Thursday, March 30, 2017

Constellation replication

What can you spot in the night sky?  Students worked independently to make their representation of Canis Major, Orion or the Big Dipper using toothpicks and mini marshmallows.  Students loved wrapping up the unit with this activity and asking their peers to guess their constellations.  

Sky Guide is an amazing app to extend the learning beyond the classroom.  There is a free version and a pay version.    



        

Phases of the Moon

4 Oreo cookies, tooth picks and a visual is what these students used to help model the phases of the moon.  A few groups noticed that the phases each have an opposite phase and divided and conquered the task that way.  Those groups were able to complete the task rather quickly and accurately.    Some groups had several duplicates of phases and the students realized the value of communication and listening to their peers.   



         

Revising our thinking about the Earth, Sun and Moon

After our unit in CKLA on Astronomy, we explored with Science to help us better make sense of this new learning.  Students used the same materials as they did earlier in the unit and they were asked to use the models to demonstrate their understanding, revise their initial thinking of the relationship of the Earth, Sun, Moon, or form questions about their thinking.  They were shocked at how much knowledge they gained and how using actual models helped them see exactly what is happening when our naked eye cannot.  

      

Data collection and representation

Students are learning to make sense of problems in math and persevering in solving them by organizing, representing and interpreting data from their peers.  Students are exploring raw data in the classroom, thinking about what they think they know from the data, how to organize it in a way that makes sense to them and others and ask and answer questions about it.  Over the next two weeks students will come up with a survey question, make a plan for collecting the data, organize it, represent it and interpret the data.  Students will share their findings with their peers, write equations to match their findings and answer questions their peers have about the findings.


   

Thursday, March 23, 2017

Hallway Read In

Here are a few photos from Tuesday's kick off event, the hallway read in.  Thank you to all the parents that joined us.  The students loved this and keep talking about how amazing it was that more than 500 people in one place were all doing the same thing, reading!      

Read a thon launch

Monday was the Read-a-thon launch assembly.  The students loved the idea of reading everywhere and anything.  The staff made a video to get the students excited.  You can view the video here.  Teachers shared their favorite books and why, we sang and danced in the name of reading.  It was a BLAST!  Here is the general information that went home last week about this month of fun!  A spirit week will be our wrap up to this month of fun and a whole school read-in in the gym.  Check out the timeline and come join in the fun. 


        

Peace lesson finale

Mrs.
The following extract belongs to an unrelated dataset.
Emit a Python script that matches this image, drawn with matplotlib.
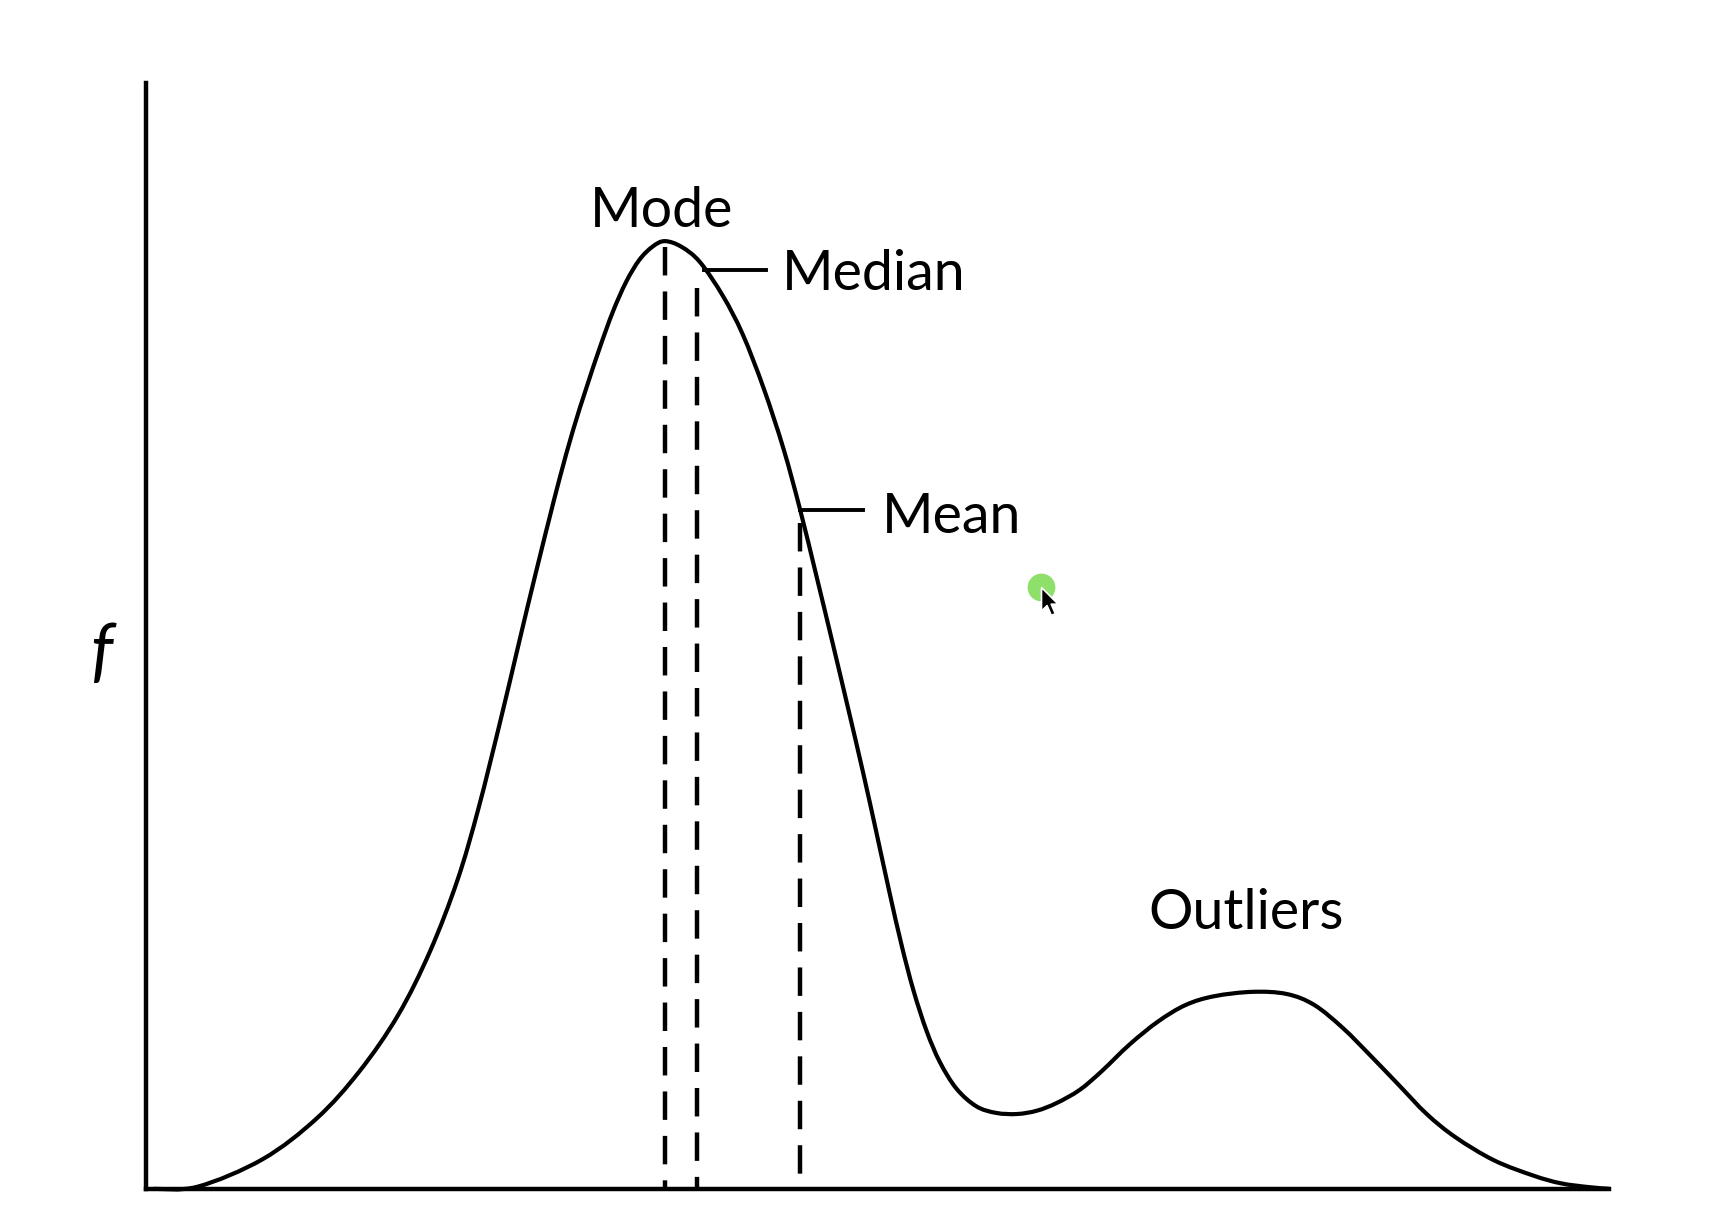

Sulecki brought an egg in to celebrate the last peace lesson and to represent how fragile each of us can be emotionally.  Looking at the egg, it is hard to know what it is like on the inside, hard boiled or raw.   Students reviewed each skill they learned this year by telling the class about a time they used the skill and what the outcome was.  As they each successfully shared, Mrs Sulecki wrapped the egg with straws to represent how w can protect ourselves and others by using these skills daily.  Once the students felt like they talked about all they knew, Mrs. Sulecki dropped the egg from waist height.  It didn't break!  Then she asked them if they thought that she could drop it from a chair, did they have enough skills to problem solve any tough situation and protect themselves and others?   She stood on the chair and dropped the egg.  Students were so excited to see that it didn't break.  Mrs. S. asked why it didn't break and the room erupted with how they protected it and how they can do that with people too.  What a fun lesson on making peaceful choices!

  

Story problem writing

Students look at a math equation and explore writing story problems for their peers to math the equation.  Math partners prove why or why not their story problem matches the equation.  This type of activity gives a clear picture of what students understand about math terminology:  partners, whole and it also shows if they can use reasoning to support their thinking.  They love the challenge!
  

Tuesday, March 14, 2017

Using a model to think about what we know

After reading about the rotation of the Earth on it's axis and the revolution of the Earth around the Sun, the students were given a model of the Earth and asked to reason through the new learning.  This activity will be revisited several times throughout this unit as the students gain more knowledge and a deeper understanding.  We will complete this unit with several hands on science activities and exploration.